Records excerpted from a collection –
☆ ☆ ☆ ☆ ☆

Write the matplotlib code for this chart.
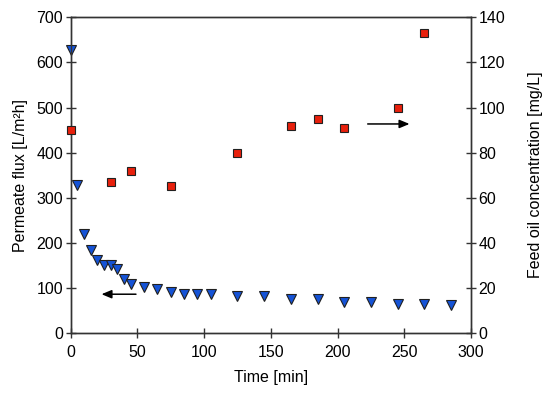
import matplotlib
matplotlib.use("Agg")
import matplotlib.pyplot as plt

plt.rcParams["font.family"] = ["Liberation Sans", "DejaVu Sans"]
plt.rcParams["font.size"] = 11.5

# permeate flux (left axis)
flux_time = [0, 5, 10, 15, 20, 25, 30, 35, 40, 45, 55, 65, 75, 85, 95, 105,
             125, 145, 165, 185, 205, 225, 245, 265, 285]
flux = [628, 328, 220, 183, 162, 151, 150, 141, 119, 108, 103, 97, 91, 87, 87, 87,
        81, 81, 75, 75, 69, 69, 65, 64, 63]

# feed oil concentration (right axis)
oil_time = [0, 30, 45, 75, 125, 165, 185, 205, 245, 265]
oil_conc = [90, 67, 72, 65, 80, 92, 95, 91, 100, 133]

fig = plt.figure(figsize=(5.5, 3.96), dpi=100)
ax = fig.add_axes([70.7 / 550, 1 - 333 / 396, 400.3 / 550, 315.7 / 396])
ax2 = ax.twinx()

ax.plot(flux_time, flux, linestyle="none", marker="v", markersize=6.5,
        markerfacecolor="#1553d6", markeredgecolor="#202020", markeredgewidth=0.8,
        zorder=3, clip_on=False)
ax2.plot(oil_time, oil_conc, linestyle="none", marker="s", markersize=5.8,
         markerfacecolor="#e8200c", markeredgecolor="#202020", markeredgewidth=0.8,
         zorder=3, clip_on=False)

ax.set_xlim(0, 300)
ax.set_ylim(0, 700)
ax2.set_ylim(0, 140)
ax.set_xticks(range(0, 301, 50))
ax.set_yticks(range(0, 701, 100))
ax2.set_yticks(range(0, 141, 20))

ax.set_xlabel("Time [min]", labelpad=7)
ax.set_ylabel("Permeate flux [L/m\u00b2h]", labelpad=6)
ax2.set_ylabel("Feed oil concentration [mg/L]", labelpad=16)

for a in (ax, ax2):
    for s in a.spines.values():
        s.set_color("#333333")
        s.set_linewidth(1.0)
ax.tick_params(direction="inout", length=7, width=1, color="#333333", pad=2)
ax.tick_params(axis="x", pad=5)
ax2.tick_params(direction="inout", length=7, width=1, color="#333333", pad=2)

ax.annotate("", xy=(21, 86), xytext=(51, 86),
            arrowprops=dict(arrowstyle="-|>,head_width=0.25,head_length=0.6",
                            color="black", lw=1.1, mutation_scale=10))
ax2.annotate("", xy=(256, 92.7), xytext=(220.5, 92.7),
             arrowprops=dict(arrowstyle="-|>,head_width=0.25,head_length=0.6",
                             color="black", lw=1.1, mutation_scale=10))

fig.savefig("out.png", dpi=100)
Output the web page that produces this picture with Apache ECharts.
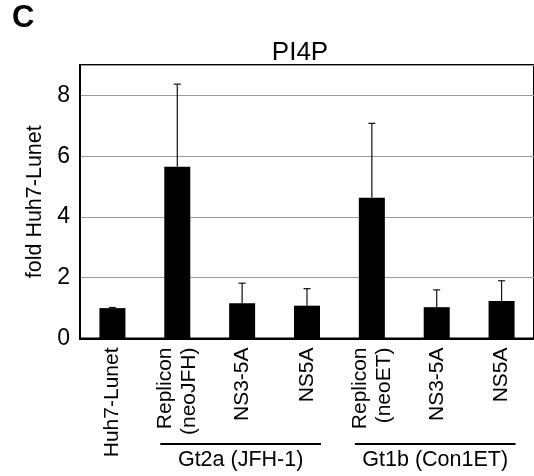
<!DOCTYPE html>
<html>
<head>
<meta charset="utf-8">
<script src="https://cdn.jsdelivr.net/npm/echarts@6/dist/echarts.min.js"></script>
<style>
html, body { margin: 0; padding: 0; background: #fff; }
#chart { width: 534px; height: 476px; }
</style>
</head>
<body>
<div id="chart"></div>
<script>
var categories = ['Huh7-Lunet', 'Replicon\n(neoJFH)', 'NS3-5A', 'NS5A', 'Replicon\n(neoET)', 'NS3-5A', 'NS5A'];
var foldValues = [1.0, 5.65, 1.16, 1.08, 4.63, 1.03, 1.23];
var errorTops = [1.02, 8.37, 1.82, 1.64, 7.08, 1.60, 1.90];
var yTicks = [0, 2, 4, 6, 8];
var groupNames = ['Gt2a (JFH-1)', 'Gt1b (Con1ET)'];
var groupFirst = [1, 4];
var groupLast = [3, 6];

var FONT = '"Liberation Sans", Arial, sans-serif';
var chart = echarts.init(document.getElementById('chart'));

var errData = [];
for (var i = 0; i < categories.length; i++) {
    errData.push([i, foldValues[i], errorTops[i]]);
}

var option = {
    animation: false,
    textStyle: { fontFamily: FONT },
    grid: {
        left: 80, top: 65, width: 457, bottom: 137.5,
        show: true, borderColor: '#000', borderWidth: 2
    },
    xAxis: {
        type: 'category',
        data: categories,
        axisTick: { show: false },
        axisLine: { lineStyle: { color: '#000', width: 2 } },
        axisLabel: {
            rotate: 90, margin: 9, interval: 0,
            fontSize: 21, lineHeight: 24, color: '#000', fontFamily: FONT
        }
    },
    yAxis: {
        type: 'value',
        min: 0, max: 9, interval: 2,
        name: 'fold Huh7-Lunet',
        nameLocation: 'middle',
        nameGap: 29,
        nameTextStyle: { fontSize: 21.5, color: '#000', fontFamily: FONT },
        axisTick: { show: false },
        axisLine: { show: true, lineStyle: { color: '#000', width: 2 } },
        axisLabel: {
            fontSize: 23, color: '#000', margin: 10, fontFamily: FONT,
            showMaxLabel: false,
            formatter: function (v) { return yTicks.indexOf(v) >= 0 ? String(v) : ''; }
        },
        splitLine: { lineStyle: { color: '#9a9a9a', width: 1.2 } }
    },
    series: [{
        type: 'bar',
        data: foldValues,
        barWidth: 26,
        itemStyle: { color: '#000' },
        z: 2
    }, {
        type: 'custom',
        data: errData,
        z: 3,
        renderItem: function (params, api) {
            var base = api.coord([api.value(0), api.value(1)]);
            var top = api.coord([api.value(0), api.value(2)]);
            var half = 3.5;
            var st = { stroke: '#111', lineWidth: 1.2 };
            return {
                type: 'group',
                children: [
                    { type: 'line', shape: { x1: base[0], y1: base[1], x2: top[0], y2: top[1] }, style: st },
                    { type: 'line', shape: { x1: top[0] - half, y1: top[1], x2: top[0] + half, y2: top[1] }, style: st }
                ]
            };
        }
    }]
};
chart.setOption(option);

// group brackets under the category labels
var graphics = [
    { type: 'text', left: 12, top: 3, style: { text: 'C', font: 'bold 31px ' + FONT, fill: '#000' } },
    { type: 'text', x: 300, y: 53, style: { text: 'PI4P', font: '26px ' + FONT, fill: '#000', textAlign: 'center', textVerticalAlign: 'middle' } }
];
for (var g = 0; g < groupNames.length; g++) {
    var x1 = chart.convertToPixel({ xAxisIndex: 0 }, groupFirst[g]) - 17;
    var x2 = chart.convertToPixel({ xAxisIndex: 0 }, groupLast[g]) + 14;
    graphics.push({ type: 'line', shape: { x1: x1, y1: 444, x2: x2, y2: 444 }, style: { stroke: '#000', lineWidth: 2 } });
    graphics.push({ type: 'text', x: (x1 + x2) / 2, y: 460, style: { text: groupNames[g], font: '21.5px ' + FONT, fill: '#000', textAlign: 'center', textVerticalAlign: 'middle' } });
}
chart.setOption({ graphic: graphics });
</script>
</body>
</html>
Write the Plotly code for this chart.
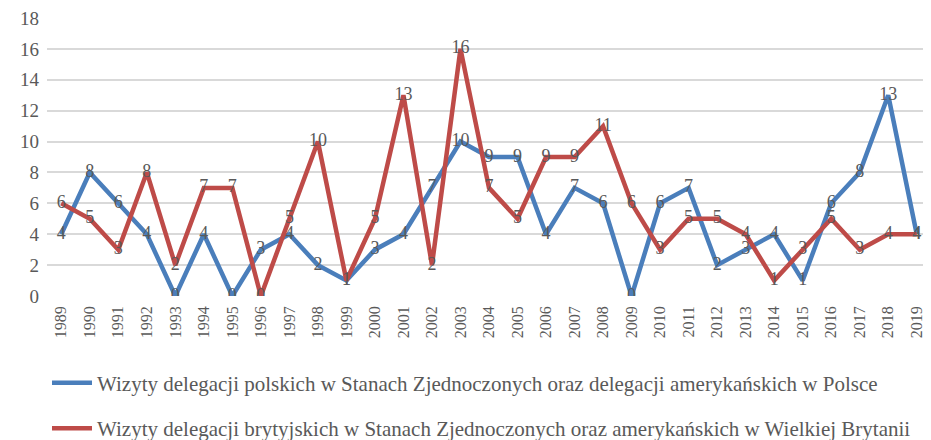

☆ ☆ ☆ ☆ ☆

WRITTEN TASK – Without the pictures, repeat the entries above line by line, from the first through the one that contains "81, 81, 75, 75, 69, 69, 65, 64, 63]", both ends included.

SOLUTION –
Write the matplotlib code for this chart.
import matplotlib
matplotlib.use("Agg")
import matplotlib.pyplot as plt

plt.rcParams["font.family"] = ["Liberation Sans", "DejaVu Sans"]
plt.rcParams["font.size"] = 11.5

# permeate flux (left axis)
flux_time = [0, 5, 10, 15, 20, 25, 30, 35, 40, 45, 55, 65, 75, 85, 95, 105,
             125, 145, 165, 185, 205, 225, 245, 265, 285]
flux = [628, 328, 220, 183, 162, 151, 150, 141, 119, 108, 103, 97, 91, 87, 87, 87,
        81, 81, 75, 75, 69, 69, 65, 64, 63]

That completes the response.